> [SHORT TASK] Restate all the material verbatim, except for the pictures.

> [RECORDS FOR PROCESSING]
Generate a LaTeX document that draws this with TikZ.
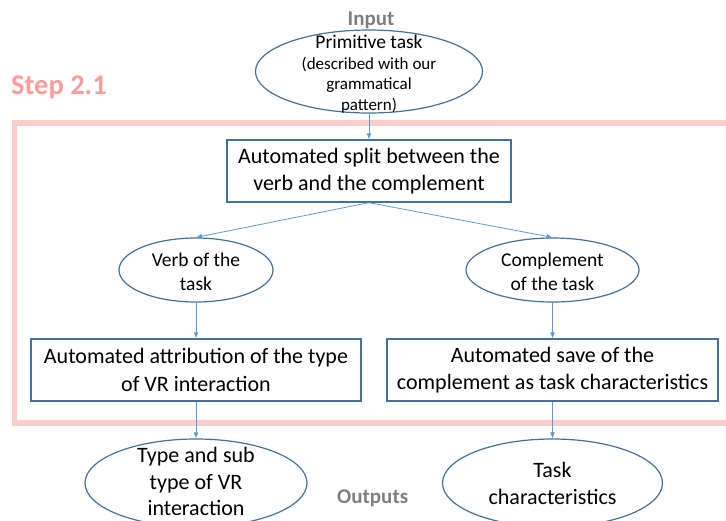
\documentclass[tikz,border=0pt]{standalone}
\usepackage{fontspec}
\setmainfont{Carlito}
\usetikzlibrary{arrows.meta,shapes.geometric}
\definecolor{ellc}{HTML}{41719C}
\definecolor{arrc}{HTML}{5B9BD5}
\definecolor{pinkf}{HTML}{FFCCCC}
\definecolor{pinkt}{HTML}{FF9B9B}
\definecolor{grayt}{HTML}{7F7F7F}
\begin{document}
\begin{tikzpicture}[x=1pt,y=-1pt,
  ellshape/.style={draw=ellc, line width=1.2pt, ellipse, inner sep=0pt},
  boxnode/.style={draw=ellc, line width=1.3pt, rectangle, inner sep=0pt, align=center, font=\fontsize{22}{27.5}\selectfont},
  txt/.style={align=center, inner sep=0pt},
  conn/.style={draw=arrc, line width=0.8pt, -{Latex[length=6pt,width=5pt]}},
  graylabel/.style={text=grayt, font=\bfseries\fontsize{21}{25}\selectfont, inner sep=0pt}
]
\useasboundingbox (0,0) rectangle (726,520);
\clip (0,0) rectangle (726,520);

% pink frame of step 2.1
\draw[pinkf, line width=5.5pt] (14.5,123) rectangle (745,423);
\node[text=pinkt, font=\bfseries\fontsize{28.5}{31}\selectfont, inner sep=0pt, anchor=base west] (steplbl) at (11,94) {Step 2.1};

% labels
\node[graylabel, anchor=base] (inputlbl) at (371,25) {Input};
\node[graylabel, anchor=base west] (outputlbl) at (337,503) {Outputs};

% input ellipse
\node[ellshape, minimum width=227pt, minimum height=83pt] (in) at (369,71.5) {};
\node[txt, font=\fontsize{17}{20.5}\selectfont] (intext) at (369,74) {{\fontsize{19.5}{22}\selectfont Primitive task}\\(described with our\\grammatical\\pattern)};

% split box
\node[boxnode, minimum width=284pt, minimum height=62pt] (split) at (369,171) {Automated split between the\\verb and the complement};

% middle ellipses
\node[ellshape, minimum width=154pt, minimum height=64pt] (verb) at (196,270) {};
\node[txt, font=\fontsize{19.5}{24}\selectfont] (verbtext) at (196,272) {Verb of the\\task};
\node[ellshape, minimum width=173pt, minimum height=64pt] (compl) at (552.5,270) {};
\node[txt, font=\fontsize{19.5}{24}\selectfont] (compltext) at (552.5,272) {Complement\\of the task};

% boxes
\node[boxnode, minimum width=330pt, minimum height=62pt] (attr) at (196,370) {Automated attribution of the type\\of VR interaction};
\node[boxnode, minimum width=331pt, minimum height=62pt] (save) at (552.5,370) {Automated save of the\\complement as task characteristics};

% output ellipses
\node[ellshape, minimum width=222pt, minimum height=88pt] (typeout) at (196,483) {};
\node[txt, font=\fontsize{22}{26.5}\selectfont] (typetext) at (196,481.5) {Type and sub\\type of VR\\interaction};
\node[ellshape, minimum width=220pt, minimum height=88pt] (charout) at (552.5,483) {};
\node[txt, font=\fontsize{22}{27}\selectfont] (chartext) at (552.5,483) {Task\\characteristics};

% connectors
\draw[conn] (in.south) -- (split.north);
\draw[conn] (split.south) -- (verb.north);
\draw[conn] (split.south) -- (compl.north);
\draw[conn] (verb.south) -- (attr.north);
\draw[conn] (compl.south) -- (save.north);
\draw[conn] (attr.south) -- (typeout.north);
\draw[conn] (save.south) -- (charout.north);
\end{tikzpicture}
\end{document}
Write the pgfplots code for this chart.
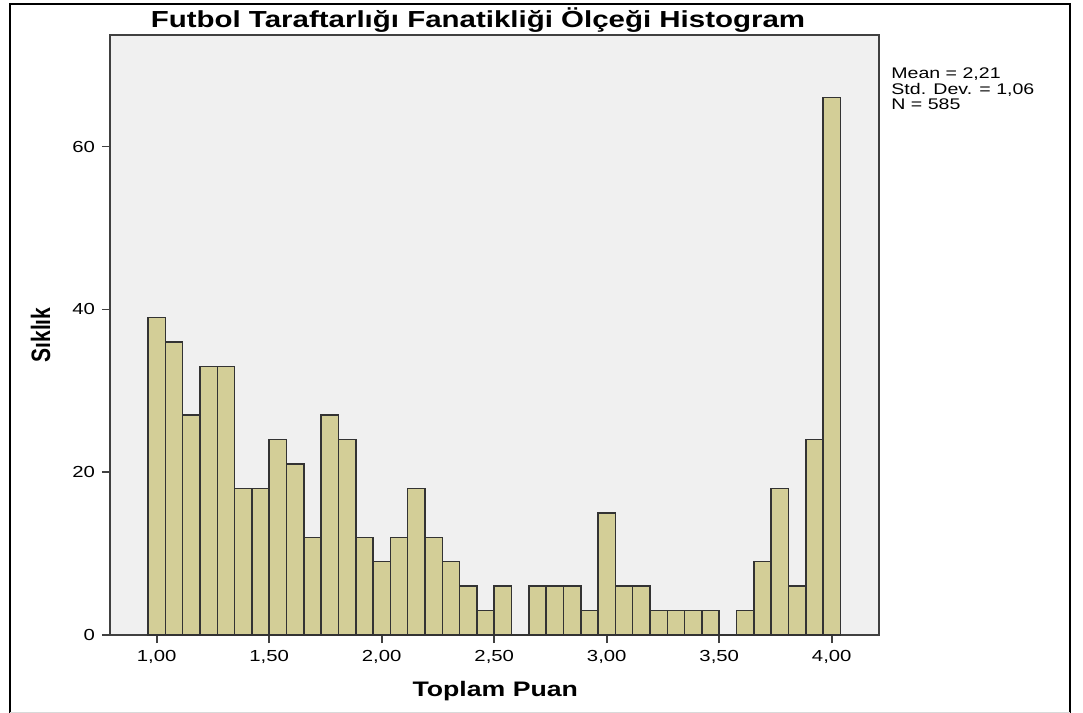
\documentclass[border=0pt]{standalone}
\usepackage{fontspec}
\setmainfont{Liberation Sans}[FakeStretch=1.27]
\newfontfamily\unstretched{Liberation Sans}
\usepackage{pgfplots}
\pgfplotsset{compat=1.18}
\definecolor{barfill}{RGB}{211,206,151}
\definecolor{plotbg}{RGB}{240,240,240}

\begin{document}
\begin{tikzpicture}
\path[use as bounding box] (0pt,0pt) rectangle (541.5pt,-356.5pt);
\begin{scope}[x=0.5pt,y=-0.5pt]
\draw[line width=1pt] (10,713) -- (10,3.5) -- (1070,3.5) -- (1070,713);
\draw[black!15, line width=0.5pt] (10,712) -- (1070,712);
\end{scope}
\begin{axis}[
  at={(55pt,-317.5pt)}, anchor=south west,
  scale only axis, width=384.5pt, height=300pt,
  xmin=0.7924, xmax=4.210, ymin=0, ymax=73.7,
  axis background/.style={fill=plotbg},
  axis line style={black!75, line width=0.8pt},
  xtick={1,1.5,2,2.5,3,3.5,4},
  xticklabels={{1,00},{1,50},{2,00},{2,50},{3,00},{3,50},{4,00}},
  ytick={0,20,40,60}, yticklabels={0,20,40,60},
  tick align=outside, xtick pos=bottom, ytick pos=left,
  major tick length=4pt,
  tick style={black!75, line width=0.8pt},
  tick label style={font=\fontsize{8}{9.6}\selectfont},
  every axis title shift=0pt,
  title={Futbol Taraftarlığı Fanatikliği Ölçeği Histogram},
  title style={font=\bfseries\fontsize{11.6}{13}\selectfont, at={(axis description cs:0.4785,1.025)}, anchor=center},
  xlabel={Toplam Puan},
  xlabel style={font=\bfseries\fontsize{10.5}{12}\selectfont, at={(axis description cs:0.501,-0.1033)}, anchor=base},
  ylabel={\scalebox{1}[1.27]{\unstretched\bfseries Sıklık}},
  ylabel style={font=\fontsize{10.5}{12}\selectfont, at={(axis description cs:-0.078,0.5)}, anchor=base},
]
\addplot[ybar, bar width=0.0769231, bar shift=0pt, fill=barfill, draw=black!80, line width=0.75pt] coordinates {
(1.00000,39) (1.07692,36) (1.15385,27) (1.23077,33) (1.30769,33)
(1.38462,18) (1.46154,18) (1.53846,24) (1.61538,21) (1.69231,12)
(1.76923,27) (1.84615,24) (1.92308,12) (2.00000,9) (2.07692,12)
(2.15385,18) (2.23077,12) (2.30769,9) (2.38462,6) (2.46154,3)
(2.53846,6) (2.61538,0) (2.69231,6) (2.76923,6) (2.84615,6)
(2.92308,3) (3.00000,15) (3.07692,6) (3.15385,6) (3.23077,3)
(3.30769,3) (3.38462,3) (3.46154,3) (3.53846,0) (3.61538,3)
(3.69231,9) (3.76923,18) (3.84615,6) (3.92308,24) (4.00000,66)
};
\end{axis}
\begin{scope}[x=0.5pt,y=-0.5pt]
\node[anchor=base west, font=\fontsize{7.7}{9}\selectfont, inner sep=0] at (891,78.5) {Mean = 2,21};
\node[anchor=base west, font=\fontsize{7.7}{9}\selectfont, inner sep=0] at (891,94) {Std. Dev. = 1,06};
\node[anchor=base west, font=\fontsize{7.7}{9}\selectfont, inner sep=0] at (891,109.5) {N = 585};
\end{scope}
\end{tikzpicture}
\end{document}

> [FULL OUTPUT]
Generate a LaTeX document that draws this with TikZ.
\documentclass[tikz,border=0pt]{standalone}
\usepackage{fontspec}
\setmainfont{Carlito}
\usetikzlibrary{arrows.meta,shapes.geometric}
\definecolor{ellc}{HTML}{41719C}
\definecolor{arrc}{HTML}{5B9BD5}
\definecolor{pinkf}{HTML}{FFCCCC}
\definecolor{pinkt}{HTML}{FF9B9B}
\definecolor{grayt}{HTML}{7F7F7F}
\begin{document}
\begin{tikzpicture}[x=1pt,y=-1pt,
  ellshape/.style={draw=ellc, line width=1.2pt, ellipse, inner sep=0pt},
  boxnode/.style={draw=ellc, line width=1.3pt, rectangle, inner sep=0pt, align=center, font=\fontsize{22}{27.5}\selectfont},
  txt/.style={align=center, inner sep=0pt},
  conn/.style={draw=arrc, line width=0.8pt, -{Latex[length=6pt,width=5pt]}},
  graylabel/.style={text=grayt, font=\bfseries\fontsize{21}{25}\selectfont, inner sep=0pt}
]
\useasboundingbox (0,0) rectangle (726,520);
\clip (0,0) rectangle (726,520);

% pink frame of step 2.1
\draw[pinkf, line width=5.5pt] (14.5,123) rectangle (745,423);
\node[text=pinkt, font=\bfseries\fontsize{28.5}{31}\selectfont, inner sep=0pt, anchor=base west] (steplbl) at (11,94) {Step 2.1};

% labels
\node[graylabel, anchor=base] (inputlbl) at (371,25) {Input};
\node[graylabel, anchor=base west] (outputlbl) at (337,503) {Outputs};

% input ellipse
\node[ellshape, minimum width=227pt, minimum height=83pt] (in) at (369,71.5) {};
\node[txt, font=\fontsize{17}{20.5}\selectfont] (intext) at (369,74) {{\fontsize{19.5}{22}\selectfont Primitive task}\\(described with our\\grammatical\\pattern)};

% split box
\node[boxnode, minimum width=284pt, minimum height=62pt] (split) at (369,171) {Automated split between the\\verb and the complement};

% middle ellipses
\node[ellshape, minimum width=154pt, minimum height=64pt] (verb) at (196,270) {};
\node[txt, font=\fontsize{19.5}{24}\selectfont] (verbtext) at (196,272) {Verb of the\\task};
\node[ellshape, minimum width=173pt, minimum height=64pt] (compl) at (552.5,270) {};
\node[txt, font=\fontsize{19.5}{24}\selectfont] (compltext) at (552.5,272) {Complement\\of the task};

% boxes
\node[boxnode, minimum width=330pt, minimum height=62pt] (attr) at (196,370) {Automated attribution of the type\\of VR interaction};
\node[boxnode, minimum width=331pt, minimum height=62pt] (save) at (552.5,370) {Automated save of the\\complement as task characteristics};

% output ellipses
\node[ellshape, minimum width=222pt, minimum height=88pt] (typeout) at (196,483) {};
\node[txt, font=\fontsize{22}{26.5}\selectfont] (typetext) at (196,481.5) {Type and sub\\type of VR\\interaction};
\node[ellshape, minimum width=220pt, minimum height=88pt] (charout) at (552.5,483) {};
\node[txt, font=\fontsize{22}{27}\selectfont] (chartext) at (552.5,483) {Task\\characteristics};

% connectors
\draw[conn] (in.south) -- (split.north);
\draw[conn] (split.south) -- (verb.north);
\draw[conn] (split.south) -- (compl.north);
\draw[conn] (verb.south) -- (attr.north);
\draw[conn] (compl.south) -- (save.north);
\draw[conn] (attr.south) -- (typeout.north);
\draw[conn] (save.south) -- (charout.north);
\end{tikzpicture}
\end{document}
Write the pgfplots code for this chart.
\documentclass[border=0pt]{standalone}
\usepackage{fontspec}
\setmainfont{Liberation Sans}[FakeStretch=1.27]
\newfontfamily\unstretched{Liberation Sans}
\usepackage{pgfplots}
\pgfplotsset{compat=1.18}
\definecolor{barfill}{RGB}{211,206,151}
\definecolor{plotbg}{RGB}{240,240,240}

\begin{document}
\begin{tikzpicture}
\path[use as bounding box] (0pt,0pt) rectangle (541.5pt,-356.5pt);
\begin{scope}[x=0.5pt,y=-0.5pt]
\draw[line width=1pt] (10,713) -- (10,3.5) -- (1070,3.5) -- (1070,713);
\draw[black!15, line width=0.5pt] (10,712) -- (1070,712);
\end{scope}
\begin{axis}[
  at={(55pt,-317.5pt)}, anchor=south west,
  scale only axis, width=384.5pt, height=300pt,
  xmin=0.7924, xmax=4.210, ymin=0, ymax=73.7,
  axis background/.style={fill=plotbg},
  axis line style={black!75, line width=0.8pt},
  xtick={1,1.5,2,2.5,3,3.5,4},
  xticklabels={{1,00},{1,50},{2,00},{2,50},{3,00},{3,50},{4,00}},
  ytick={0,20,40,60}, yticklabels={0,20,40,60},
  tick align=outside, xtick pos=bottom, ytick pos=left,
  major tick length=4pt,
  tick style={black!75, line width=0.8pt},
  tick label style={font=\fontsize{8}{9.6}\selectfont},
  every axis title shift=0pt,
  title={Futbol Taraftarlığı Fanatikliği Ölçeği Histogram},
  title style={font=\bfseries\fontsize{11.6}{13}\selectfont, at={(axis description cs:0.4785,1.025)}, anchor=center},
  xlabel={Toplam Puan},
  xlabel style={font=\bfseries\fontsize{10.5}{12}\selectfont, at={(axis description cs:0.501,-0.1033)}, anchor=base},
  ylabel={\scalebox{1}[1.27]{\unstretched\bfseries Sıklık}},
  ylabel style={font=\fontsize{10.5}{12}\selectfont, at={(axis description cs:-0.078,0.5)}, anchor=base},
]
\addplot[ybar, bar width=0.0769231, bar shift=0pt, fill=barfill, draw=black!80, line width=0.75pt] coordinates {
(1.00000,39) (1.07692,36) (1.15385,27) (1.23077,33) (1.30769,33)
(1.38462,18) (1.46154,18) (1.53846,24) (1.61538,21) (1.69231,12)
(1.76923,27) (1.84615,24) (1.92308,12) (2.00000,9) (2.07692,12)
(2.15385,18) (2.23077,12) (2.30769,9) (2.38462,6) (2.46154,3)
(2.53846,6) (2.61538,0) (2.69231,6) (2.76923,6) (2.84615,6)
(2.92308,3) (3.00000,15) (3.07692,6) (3.15385,6) (3.23077,3)
(3.30769,3) (3.38462,3) (3.46154,3) (3.53846,0) (3.61538,3)
(3.69231,9) (3.76923,18) (3.84615,6) (3.92308,24) (4.00000,66)
};
\end{axis}
\begin{scope}[x=0.5pt,y=-0.5pt]
\node[anchor=base west, font=\fontsize{7.7}{9}\selectfont, inner sep=0] at (891,78.5) {Mean = 2,21};
\node[anchor=base west, font=\fontsize{7.7}{9}\selectfont, inner sep=0] at (891,94) {Std. Dev. = 1,06};
\node[anchor=base west, font=\fontsize{7.7}{9}\selectfont, inner sep=0] at (891,109.5) {N = 585};
\end{scope}
\end{tikzpicture}
\end{document}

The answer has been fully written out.